*TASK GOAL:* Return all of the data exactly as written, without the pictures.

*SOURCE DATA:*
"""
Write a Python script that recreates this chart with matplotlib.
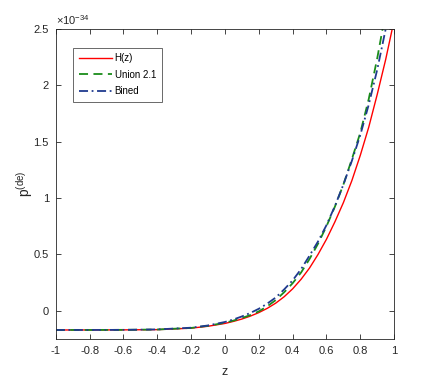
import matplotlib
matplotlib.use("Agg")
import matplotlib.pyplot as plt

plt.rcParams['font.family'] = ['Liberation Sans', 'DejaVu Sans']
plt.rcParams['mathtext.fontset'] = 'custom'
plt.rcParams['mathtext.rm'] = 'Liberation Sans'
plt.rcParams['mathtext.it'] = 'Liberation Sans'

# values (units of 1e-34)
z = [-1.0, -0.8, -0.6, -0.4, -0.2, -0.1, 0.0, 0.05, 0.1, 0.15, 0.2, 0.25, 0.3,
     0.35, 0.4, 0.45, 0.5, 0.55, 0.6, 0.65, 0.7, 0.75, 0.8, 0.85, 0.9, 0.95, 1.0]
p_hz = [-0.170, -0.170, -0.169, -0.167, -0.154, -0.137, -0.112, -0.094, -0.073,
        -0.047, -0.016, 0.022, 0.068, 0.125, 0.195, 0.28, 0.38, 0.50, 0.635,
        0.79, 0.96, 1.155, 1.38, 1.63, 1.92, 2.23, 2.58]
p_union = [-0.170, -0.170, -0.169, -0.166, -0.152, -0.133, -0.106, -0.087, -0.064,
           -0.038, -0.005, 0.04, 0.095, 0.165, 0.245, 0.34, 0.46, 0.595, 0.75,
           0.925, 1.12, 1.345, 1.58, 1.88, 2.24, 2.65, 3.1]
p_bined = [-0.170, -0.170, -0.169, -0.165, -0.150, -0.130, -0.099, -0.077, -0.05,
           -0.019, 0.018, 0.064, 0.118, 0.19, 0.27, 0.37, 0.49, 0.615, 0.76,
           0.93, 1.12, 1.33, 1.56, 1.83, 2.14, 2.50, 2.90]
labels = ['H(z)', 'Union 2.1', 'Bined']

fig = plt.figure(figsize=(4.36, 3.82), dpi=100)
ax = fig.add_axes([0.128, 0.1126, 0.776, 0.8114])

ax.plot(z, p_hz, color='#ff0000', lw=1.0, ls='-', label=labels[0])
ax.plot(z, p_union, color='#1a8c1a', lw=1.3, ls=(0, (5, 3)), label=labels[1])
ax.plot(z, p_bined, color='#1f3a8f', lw=1.3, ls=(0, (5, 2, 1, 2)), label=labels[2])

ax.set_xlim(-1, 1)
ax.set_ylim(-0.25, 2.5)
ax.set_xticks([-1, -0.8, -0.6, -0.4, -0.2, 0, 0.2, 0.4, 0.6, 0.8, 1])
ax.set_xticklabels(['-1', '-0.8', '-0.6', '-0.4', '-0.2', '0', '0.2', '0.4', '0.6', '0.8', '1'])
ax.set_yticks([0, 0.5, 1, 1.5, 2, 2.5])
ax.set_yticklabels(['0', '0.5', '1', '1.5', '2', '2.5'])
ax.tick_params(direction='in', top=True, right=True, length=3.5, width=0.6,
               labelsize=8, color='#262626', labelcolor='#262626', pad=5)
for s in ax.spines.values():
    s.set_color('#262626')
    s.set_linewidth(0.6)

ax.set_xlabel('z', fontsize=9, color='#262626', labelpad=7)
ax.set_ylabel(r'$\mathrm{p}^{(\mathrm{de})}$', fontsize=10, color='#262626', labelpad=-1)
ax.text(0.0, 1.005, r'$\times10^{-34}$', transform=ax.transAxes, fontsize=8,
        color='#262626', ha='left', va='bottom')

leg = ax.legend(loc='upper left', bbox_to_anchor=(0.05, 0.94), fontsize=7,
                frameon=True, fancybox=False, handlelength=3.4, borderpad=0.6,
                labelspacing=0.65, handletextpad=0.3, borderaxespad=0)
leg.get_frame().set_edgecolor('#262626')
leg.get_frame().set_linewidth(0.6)

fig.savefig('out.png', dpi=100)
"""
*COMPLETE ANSWER:*
Write a Python script that recreates this chart with matplotlib.
import matplotlib
matplotlib.use("Agg")
import matplotlib.pyplot as plt

plt.rcParams['font.family'] = ['Liberation Sans', 'DejaVu Sans']
plt.rcParams['mathtext.fontset'] = 'custom'
plt.rcParams['mathtext.rm'] = 'Liberation Sans'
plt.rcParams['mathtext.it'] = 'Liberation Sans'

# values (units of 1e-34)
z = [-1.0, -0.8, -0.6, -0.4, -0.2, -0.1, 0.0, 0.05, 0.1, 0.15, 0.2, 0.25, 0.3,
     0.35, 0.4, 0.45, 0.5, 0.55, 0.6, 0.65, 0.7, 0.75, 0.8, 0.85, 0.9, 0.95, 1.0]
p_hz = [-0.170, -0.170, -0.169, -0.167, -0.154, -0.137, -0.112, -0.094, -0.073,
        -0.047, -0.016, 0.022, 0.068, 0.125, 0.195, 0.28, 0.38, 0.50, 0.635,
        0.79, 0.96, 1.155, 1.38, 1.63, 1.92, 2.23, 2.58]
p_union = [-0.170, -0.170, -0.169, -0.166, -0.152, -0.133, -0.106, -0.087, -0.064,
           -0.038, -0.005, 0.04, 0.095, 0.165, 0.245, 0.34, 0.46, 0.595, 0.75,
           0.925, 1.12, 1.345, 1.58, 1.88, 2.24, 2.65, 3.1]
p_bined = [-0.170, -0.170, -0.169, -0.165, -0.150, -0.130, -0.099, -0.077, -0.05,
           -0.019, 0.018, 0.064, 0.118, 0.19, 0.27, 0.37, 0.49, 0.615, 0.76,
           0.93, 1.12, 1.33, 1.56, 1.83, 2.14, 2.50, 2.90]
labels = ['H(z)', 'Union 2.1', 'Bined']

fig = plt.figure(figsize=(4.36, 3.82), dpi=100)
ax = fig.add_axes([0.128, 0.1126, 0.776, 0.8114])

ax.plot(z, p_hz, color='#ff0000', lw=1.0, ls='-', label=labels[0])
ax.plot(z, p_union, color='#1a8c1a', lw=1.3, ls=(0, (5, 3)), label=labels[1])
ax.plot(z, p_bined, color='#1f3a8f', lw=1.3, ls=(0, (5, 2, 1, 2)), label=labels[2])

ax.set_xlim(-1, 1)
ax.set_ylim(-0.25, 2.5)
ax.set_xticks([-1, -0.8, -0.6, -0.4, -0.2, 0, 0.2, 0.4, 0.6, 0.8, 1])
ax.set_xticklabels(['-1', '-0.8', '-0.6', '-0.4', '-0.2', '0', '0.2', '0.4', '0.6', '0.8', '1'])
ax.set_yticks([0, 0.5, 1, 1.5, 2, 2.5])
ax.set_yticklabels(['0', '0.5', '1', '1.5', '2', '2.5'])
ax.tick_params(direction='in', top=True, right=True, length=3.5, width=0.6,
               labelsize=8, color='#262626', labelcolor='#262626', pad=5)
for s in ax.spines.values():
    s.set_color('#262626')
    s.set_linewidth(0.6)

ax.set_xlabel('z', fontsize=9, color='#262626', labelpad=7)
ax.set_ylabel(r'$\mathrm{p}^{(\mathrm{de})}$', fontsize=10, color='#262626', labelpad=-1)
ax.text(0.0, 1.005, r'$\times10^{-34}$', transform=ax.transAxes, fontsize=8,
        color='#262626', ha='left', va='bottom')

leg = ax.legend(loc='upper left', bbox_to_anchor=(0.05, 0.94), fontsize=7,
                frameon=True, fancybox=False, handlelength=3.4, borderpad=0.6,
                labelspacing=0.65, handletextpad=0.3, borderaxespad=0)
leg.get_frame().set_edgecolor('#262626')
leg.get_frame().set_linewidth(0.6)

fig.savefig('out.png', dpi=100)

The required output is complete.